The play’s title and theme are related to the life of Vere Gordon Childe, an Australian archeologist who died in 1957. Childe apparently put an end to his life because he felt he was losing his faculties. The play is not clear about this but that act and the author’s father’s dementia were the impetus for writing the play.

Some of the dialogue and the structure of the play are reminiscent of Tom Stoppard’s work, especially Arcadia which has the same structure. As is said, much of Doyle’s humour in the first act simply went over my head and I suspect it did the same for most people in the audience. By contrast, in the second act, there was a tendency towards farce at the beginning but otherwise the humour and the pathos were real and affecting.

Paul Blackwell gives a terrific performance as the decent, brilliant and ultimately pathetic victim of an illness that he can do nothing about. He knows what will happen and the horrors of it are indescribable.

Morrell is superb as the Vice Chancellor and Pastor as is Rebecca Massey. Matthew Gregan plays an awkward, stammering, boorish academic in the first act and a callow, religious youth in the second act.

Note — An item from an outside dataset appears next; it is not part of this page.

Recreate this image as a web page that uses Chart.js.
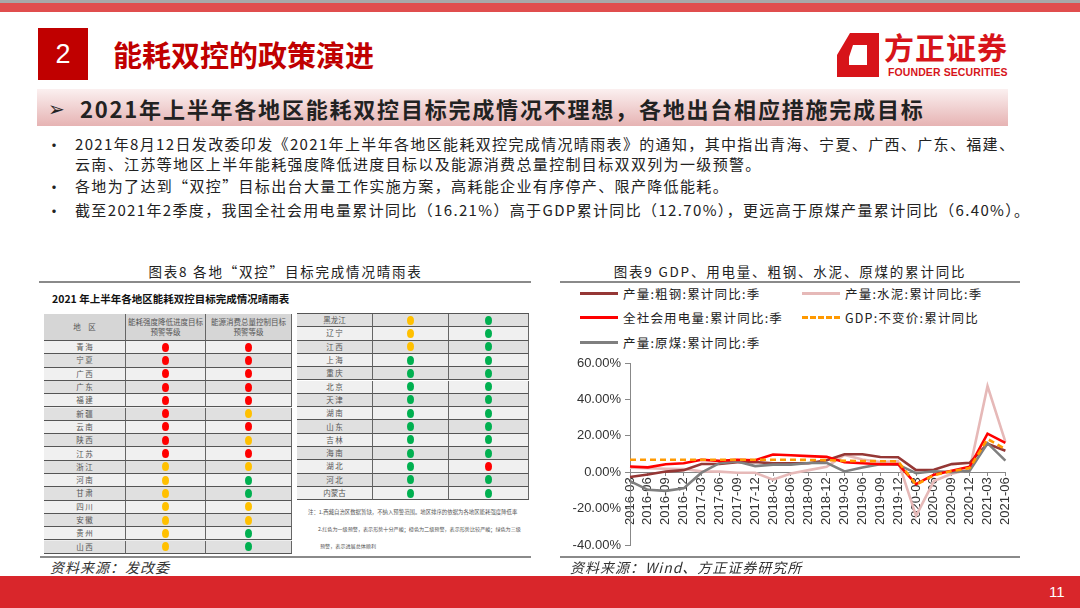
<!DOCTYPE html>
<html>
<head>
<meta charset="utf-8">
<script src="https://cdn.jsdelivr.net/npm/chart.js@4.4.1/dist/chart.umd.min.js"></script>
<style>
  body { margin: 0; width: 1080px; height: 608px; position: relative; overflow: hidden; background: #fff;
         font-family: "Noto Sans CJK SC", sans-serif; color: #222; }
  .abs { position: absolute; white-space: nowrap; }
  .bullet { position: absolute; left: 46px; font-size: 16px; line-height: 20px; }
  .line { position: absolute; left: 75px; font-size: 15px; letter-spacing: 1.35px; white-space: nowrap; line-height: 20px; }
  .cell { position: absolute; box-sizing: border-box; border-right: 1px solid #666; border-bottom: 1px solid #555;
          font-size: 7.5px; color: #555; text-align: center; display: flex; align-items: center; justify-content: center; line-height: 10px; }
  .dot { width: 7px; height: 9px; border-radius: 50%; display: inline-block; }
  .leg { position: absolute; font-size: 12.5px; letter-spacing: 1.2px; color: #222; white-space: nowrap; }
</style>
</head>
<body>

<!-- header -->
<div class="abs" style="left:0;top:0;width:1080px;height:3px;background:#a8a8a8"></div>
<div class="abs" style="left:0;top:3px;width:1080px;height:9px;background:#e04e4e"></div>
<div class="abs" style="left:38px;top:28px;width:50px;height:52px;background:#c00000;color:#fff;font-size:27px;font-family:'Liberation Sans',sans-serif;text-align:center;line-height:52px">2</div>
<div class="abs" style="left:113px;top:34px;font-size:29px;font-weight:bold;color:#c00000;line-height:40px">能耗双控的政策演进</div>

<svg class="abs" style="left:830px;top:28px" width="56" height="56">
  <path fill="#d7141a" fill-rule="evenodd"
        d="M20 5 L49 5 L49 49 L7 49 L7 27 Z M23 17 L37 17 L37 37 L19 37 L19 29 Z"/>
</svg>
<div class="abs" style="left:884px;top:29px;font-size:30px;font-weight:bold;color:#d7141a;line-height:34px;letter-spacing:1px">方正证券</div>
<div class="abs" style="left:888px;top:67px;font-size:10.5px;font-weight:bold;color:#d7141a;font-family:'Liberation Sans',sans-serif;letter-spacing:0.1px;line-height:11px">FOUNDER SECURITIES</div>

<!-- subtitle band -->
<div class="abs" style="left:37px;top:89px;width:971px;height:37px;background:linear-gradient(to bottom,#fbf0f0,#e6b3b3)"></div>
<div class="abs" style="left:48px;top:92px;font-size:20px;line-height:32px;color:#222">➢</div>
<div class="abs" style="left:80px;top:91px;font-size:22px;font-weight:bold;letter-spacing:1.8px;line-height:34px;color:#222">2021年上半年各地区能耗双控目标完成情况不理想，各地出台相应措施完成目标</div>

<!-- bullets -->
<div class="bullet" style="top:134px">•</div>
<div class="line" style="top:134px">2021年8月12日发改委印发《2021年上半年各地区能耗双控完成情况晴雨表》的通知，其中指出青海、宁夏、广西、广东、福建、</div>
<div class="line" style="top:154px">云南、江苏等地区上半年能耗强度降低进度目标以及能源消费总量控制目标双双列为一级预警。</div>
<div class="bullet" style="top:176px">•</div>
<div class="line" style="top:176px">各地为了达到“双控”目标出台大量工作实施方案，高耗能企业有序停产、限产降低能耗。</div>
<div class="bullet" style="top:200px">•</div>
<div class="line" style="top:200px">截至2021年2季度，我国全社会用电量累计同比（16.21%）高于GDP累计同比（12.70%），更远高于原煤产量累计同比（6.40%）。</div>

<!-- captions -->
<div class="abs" style="left:40px;top:262px;width:491px;text-align:center;font-size:13.5px;letter-spacing:1.8px;line-height:18px">图表8 各地“双控”目标完成情况晴雨表</div>
<div class="abs" style="left:39px;top:281px;width:492px;height:2px;background:#8a8a8a"></div>
<div class="abs" style="left:560px;top:262px;width:460px;text-align:center;font-size:13.5px;letter-spacing:1.8px;line-height:18px">图表9 GDP、用电量、粗钢、水泥、原煤的累计同比</div>
<div class="abs" style="left:560px;top:281px;width:460px;height:2px;background:#8a8a8a"></div>

<!-- left table -->
<div class="abs" style="left:52px;top:291px;font-size:10.5px;font-weight:bold;color:#111;line-height:16px">2021 年上半年各地区能耗双控目标完成情况晴雨表</div>
<div id="tables"></div>
<div class="abs" style="left:308px;top:508px;font-size:5.4px;color:#555">注：1.西藏自治区数据暂缺，不纳入预警范围。地区排序的依据为各地区能耗强度降低率</div>
<div class="abs" style="left:318px;top:525px;font-size:5.1px;color:#555">2.红色为一级预警，表示形势十分严峻；橙色为二级预警，表示形势比较严峻；绿色为三级</div>
<div class="abs" style="left:320px;top:542px;font-size:5.1px;color:#555">预警，表示进展总体顺利</div>

<!-- right chart -->
<div id="legend"></div>
<div class="abs" style="left:560px;top:350px;width:463px;height:207px">
  <canvas id="myChart"></canvas>
</div>

<!-- footer -->
<div class="abs" style="left:40px;top:556px;width:491px;height:2px;background:#8a8a8a"></div>
<div class="abs" style="left:560px;top:556px;width:460px;height:2px;background:#8a8a8a"></div>
<div class="abs" style="left:50px;top:558px;font-size:14px;font-style:italic;color:#333;line-height:18px;letter-spacing:1px">资料来源：发改委</div>
<div class="abs" style="left:570px;top:558px;font-size:14px;font-style:italic;color:#333;line-height:18px;letter-spacing:1px">资料来源：Wind、方正证券研究所</div>
<div class="abs" style="left:0;top:576px;width:1080px;height:32px;background:#d9262b"></div>
<div class="abs" style="left:1049px;top:583px;font-size:15px;color:#fff;font-family:'Liberation Sans',sans-serif;line-height:18px">11</div>

<script>
// line chart data (cumulative yoy, %)
const quarters = ['2016-03','2016-06','2016-09','2016-12','2017-03','2017-06','2017-09','2017-12',
  '2018-03','2018-06','2018-09','2018-12','2019-03','2019-06','2019-09','2019-12',
  '2020-03','2020-06','2020-09','2020-12','2021-03','2021-06'];
const steel = [-2.6,-1.2,0.4,1.2,4.6,4.6,5.6,5.7,4.9,5.0,5.0,6.6,9.9,9.9,8.4,8.3,1.2,1.4,4.5,5.2,15.6,11.8];
const cement = [2.5,2.2,2.0,1.8,0.5,0.4,-0.2,-0.2,-4.0,-0.6,1.2,3.0,9.5,7.0,5.7,6.1,-23.9,-4.8,-0.8,1.6,47.3,16.7];
const power = [3.2,2.7,4.4,5.0,6.9,6.3,6.9,6.6,9.8,9.4,8.9,8.5,5.5,5.0,4.4,4.5,-6.5,-1.3,0.9,3.1,21.2,16.21];
const gdp = [6.9,6.9,6.9,6.9,6.9,6.9,6.9,6.9,6.9,6.9,6.8,6.7,6.3,6.2,6.1,6.0,-6.8,-1.6,0.7,2.3,18.3,12.7];
const coal = [-4.8,-9.6,-10.2,-8.8,-0.2,5.0,5.9,3.4,4.2,4.2,5.1,5.2,0.5,2.6,4.5,4.2,-0.5,0.6,0.1,0.9,16.0,6.4];
const yTicks = [-40, -20, 0, 20, 40, 60];

const seriesNames = ['产量:粗钢:累计同比:季','产量:水泥:累计同比:季','全社会用电量:累计同比:季','GDP:不变价:累计同比','产量:原煤:累计同比:季'];
const seriesColors = ['#953735','#e6b9b8','#ff0000','#ff9900','#7f7f7f'];
const seriesData = [steel, cement, power, gdp, coal];
const drawOrder = [3, 4, 1, 0, 2]; // lower = on top

// weather table data
const leftRegions = ['青 海','宁 夏','广 西','广 东','福 建','新 疆','云 南','陕 西','江 苏','浙 江','河 南','甘 肃','四 川','安 徽','贵 州','山 西'];
const leftIntensity = ['r','r','r','r','r','r','r','r','r','y','y','y','y','y','y','y'];
const leftTotal = ['r','r','r','r','r','y','r','y','r','y','g','g','y','y','g','g'];
const rightRegions = ['黑龙江','辽 宁','江 西','上 海','重 庆','北 京','天 津','湖 南','山 东','吉 林','海 南','湖 北','河 北','内蒙古'];
const rightIntensity = ['y','y','y','g','g','g','g','g','g','g','g','g','g','g'];
const rightTotal = ['g','g','g','g','g','g','g','g','g','g','g','r','g','g'];
const dotColors = { r: '#ff0000', y: '#ffc000', g: '#00b050' };

function cell(x, y, w, h, bg, html) {
  return `<div class="cell" style="left:${x}px;top:${y}px;width:${w}px;height:${h}px;background:${bg}">${html}</div>`;
}
function dot(c) {
  return `<span class="dot" style="background:${dotColors[c]}"></span>`;
}

function buildTables() {
  let html = '';
  const rowH = 13.3;
  // left
  const lx = [44, 126, 206], lw = [82, 80, 86];
  const headTop = 314, headH = 27;
  html += `<div class="abs" style="left:44px;top:${headTop}px;width:248px;height:${headH + rowH * leftRegions.length}px;background:#eee"></div>`;
  html += cell(lx[0], headTop, lw[0], headH, '#d6d6d6', '地　区');
  html += cell(lx[1], headTop, lw[1], headH, '#d6d6d6', '能耗强度降低进度目标<br>预警等级');
  html += cell(lx[2], headTop, lw[2], headH, '#d6d6d6', '能源消费总量控制目标<br>预警等级');
  for (let i = 0; i < leftRegions.length; i++) {
    const y = headTop + headH + i * rowH;
    const bg = i % 2 === 0 ? '#f0f0f0' : '#e0e0e0';
    html += cell(lx[0], y, lw[0], rowH, bg, leftRegions[i]);
    html += cell(lx[1], y, lw[1], rowH, bg, dot(leftIntensity[i]));
    html += cell(lx[2], y, lw[2], rowH, bg, dot(leftTotal[i]));
  }
  // right
  const rx = [297, 373, 449], rw = [76, 76, 80];
  html += `<div class="abs" style="left:297px;top:${headTop - 1}px;width:232px;height:1px;background:#555"></div>`;
  for (let i = 0; i < rightRegions.length; i++) {
    const y = headTop + i * rowH;
    const bg = i % 2 === 0 ? '#e0e0e0' : '#f0f0f0';
    html += cell(rx[0], y, rw[0], rowH, bg, rightRegions[i]);
    html += cell(rx[1], y, rw[1], rowH, bg, dot(rightIntensity[i]));
    html += cell(rx[2], y, rw[2], rowH, bg, dot(rightTotal[i]));
  }
  document.querySelector('#tables').innerHTML = html;
}

function buildLegend() {
  const slots = [[580, 294], [802, 294], [580, 318], [802, 318], [580, 343]];
  let html = '';
  for (let i = 0; i < seriesNames.length; i++) {
    const [x, y] = slots[i];
    const style = i === 3 ? `border-top:3px dashed ${seriesColors[i]}` : `border-top:3px solid ${seriesColors[i]}`;
    html += `<div class="abs" style="left:${x}px;top:${y - 2}px;width:38px;height:0;${style}"></div>`;
    html += `<div class="leg" style="left:${x + 43}px;top:${y - 9}px;line-height:18px">${seriesNames[i]}</div>`;
  }
  document.querySelector('#legend').innerHTML = html;
}

function chartMain() {
  const ctx = document.querySelector('#myChart');
  const datasets = seriesData.map((d, i) => ({
    label: seriesNames[i],
    data: d,
    borderColor: seriesColors[i],
    backgroundColor: seriesColors[i],
    borderWidth: 2.6,
    borderDash: i === 3 ? [6, 4] : [],
    pointRadius: 0,
    tension: 0,
    fill: false,
    order: drawOrder[i]
  }));

  new Chart(ctx, {
    type: 'line',
    data: { labels: quarters, datasets: datasets },
    options: {
      responsive: true,
      maintainAspectRatio: false,
      animation: false,
      layout: { padding: { left: 0, right: 8, top: 13, bottom: 0 } },
      plugins: { legend: { display: false }, tooltip: { enabled: false } },
      scales: {
        x: {
          type: 'category',
          position: { y: 0 },
          offset: false,
          grid: { drawOnChartArea: false, tickLength: 3, color: '#888' },
          border: { color: '#888', width: 1 },
          ticks: { autoSkip: false, minRotation: 90, maxRotation: 90, padding: 2, color: '#333',
                   font: { family: 'Liberation Sans', size: 13 } },
          afterFit: (s) => { s.height = 0; }
        },
        y: {
          min: yTicks[0],
          max: yTicks[yTicks.length - 1],
          afterBuildTicks: (s) => { s.ticks = yTicks.map(v => ({ value: v })); },
          grid: { drawOnChartArea: false, tickLength: 5, color: '#888' },
          border: { color: '#888', width: 1 },
          ticks: { color: '#333', padding: 4, font: { family: 'Liberation Sans', size: 13 },
                   callback: (v) => Number(v).toFixed(2) + '%' },
          afterFit: (s) => { s.width = 70; }
        }
      }
    }
  });
}

buildTables();
buildLegend();
chartMain();
</script>
</body>
</html>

The sets by Pip Runciman are Early Ikea. The staff room and Vere’s house are decorated with cheap furniture and doors that look as if they were stolen from a construction site.

Director Sarah Goodes does an outstanding job in bringing out the humour and pathos of the play. The final scene is not surprising even after a cursory look at the programme notes but I was hoping for something more visually stunning that simply did not materialize.

Despite some flaws, it was still a thought-provoking and moving night at the theatre.


Vere (Faith)  by John Doyle continues until December 7, 2013 at the Drama Theatre, Sydney Opera House, Sydney, Australia.